My favorite example is, of course, a Nailhead (tiny valves), Buick made a 400+ torque motor in the late fifties by maximizing this concept with a 1.875/1.50 valve size.
|06-16-2013 06:44 PM|
|eighty2Bbody||I have found out this engine did come out of a vette but not originally. Its a 275hp 327 out of a Impala with a 4 speed. I put the engine on a stand and removed the oil pan. It actually looks pretty good. All rods and caps have numbers stamped in them and the cross hatch in the cylinders doesn't look factory. There is basically no slug build up any wear so I'm thinking this engine has been rebuilt and there is not very many miles on it. I looked in the spark plug hole and I can see that it has flat top pistons, defiantly not dished. I will not be putting this in my 82, it runs to good to pull out the 305 and put in a mystery condition 327. It's going in my 80 caprice that already has a blown V6, makes a lot more sense to put it in a car that already is in need of a engine. The plan is to run it in the 80 with full length headers (my factory manifolds won't bolt up) and dual exhaust and maybe some 3.73's in the rear. I know a lot of people think this is a waste of time but I like seeing what I can build with spare parts for next to no money invested.|
|05-10-2013 07:55 PM|
I agree on the weight factor or running a higher stall or better tires, but I'm guessing since this is a caprice you can count on it having passengers and such.
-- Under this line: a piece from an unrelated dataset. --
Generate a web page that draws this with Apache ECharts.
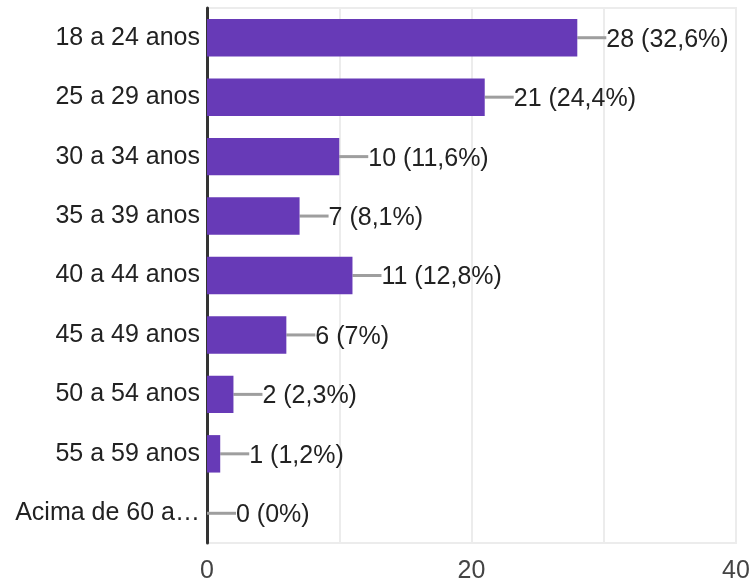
<!DOCTYPE html>
<html>
<head>
<meta charset="utf-8">
<script src="https://cdn.jsdelivr.net/npm/echarts@6/dist/echarts.min.js"></script>
<style>
  html, body { margin: 0; padding: 0; background: #fff; }
  #chart { width: 752px; height: 582px; }
</style>
</head>
<body>
<div id="chart"></div>
<script>
// Age brackets of respondents, with counts and share of total
const categories = ['18 a 24 anos', '25 a 29 anos', '30 a 34 anos', '35 a 39 anos',
  '40 a 44 anos', '45 a 49 anos', '50 a 54 anos', '55 a 59 anos', 'Acima de 60 anos'];
const counts = [28, 21, 10, 7, 11, 6, 2, 1, 0];
const shares = ['32,6%', '24,4%', '11,6%', '8,1%', '12,8%', '7%', '2,3%', '1,2%', '0%'];
const xTicks = [0, 20, 40];

const FONT = 'Liberation Sans, Arial, sans-serif';
const chart = echarts.init(document.getElementById('chart'));

chart.setOption({
  animation: false,
  grid: {
    left: 207, right: 16, top: 8, bottom: 39,
    containLabel: false, outerBoundsMode: 'none',
    show: true, borderColor: '#ececec', borderWidth: 2, backgroundColor: 'transparent'
  },
  xAxis: {
    type: 'value', min: 0, max: 40, interval: 10,
    axisLine: { show: false }, axisTick: { show: false },
    splitLine: { show: true, lineStyle: { color: '#ececec', width: 2 } },
    axisLabel: {
      fontFamily: FONT, fontSize: 25, color: '#444', margin: 16,
      formatter: v => (xTicks.indexOf(v) >= 0 ? String(v) : '')
    }
  },
  yAxis: {
    type: 'category', data: categories, inverse: true,
    axisLine: { show: true, lineStyle: { color: '#333', width: 3 } },
    axisTick: { show: false },
    splitLine: { show: false },
    axisLabel: {
      fontFamily: FONT, fontSize: 25, color: '#222', margin: 7,
      width: 190, overflow: 'truncate', ellipsis: '…'
    }
  },
  series: [
    {
      type: 'bar', data: counts, barWidth: '63%',
      itemStyle: { color: '#673ab7' }
    },
    {
      // leader line and value label to the right of each bar
      type: 'custom',
      data: counts.map((v, i) => [v, i]),
      renderItem: function (params, api) {
        const p = api.coord([api.value(0), api.value(1)]);
        const i = params.dataIndex;
        return {
          type: 'group',
          children: [
            {
              type: 'line',
              shape: { x1: p[0], y1: p[1], x2: p[0] + 29, y2: p[1] },
              style: { stroke: '#9e9e9e', lineWidth: 3 }
            },
            {
              type: 'text',
              x: p[0] + 29, y: p[1] + 2,
              style: {
                text: counts[i] + ' (' + shares[i] + ')',
                fontFamily: FONT, fontSize: 25, fill: '#222',
                align: 'left', verticalAlign: 'middle'
              }
            }
          ]
        };
      }
    }
  ]
});
</script>
</body>
</html>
You'd also be surprised what difference the larger bore can have on even 1.94" valves. It'll affect the entire power curve, not just the peak.
|05-10-2013 05:52 PM|
I may just be the oddball in that I think there's more to making a the average car go fast than eeking every last little hp out of a given motor. And I'm fine with that. On a drag strip, 15hp is an advantage that is broken by a taking out a back seat and avoiding dinner before you head out.
|05-10-2013 05:39 PM|
|05-10-2013 08:48 AM|
Valve shrouding can be a big factor.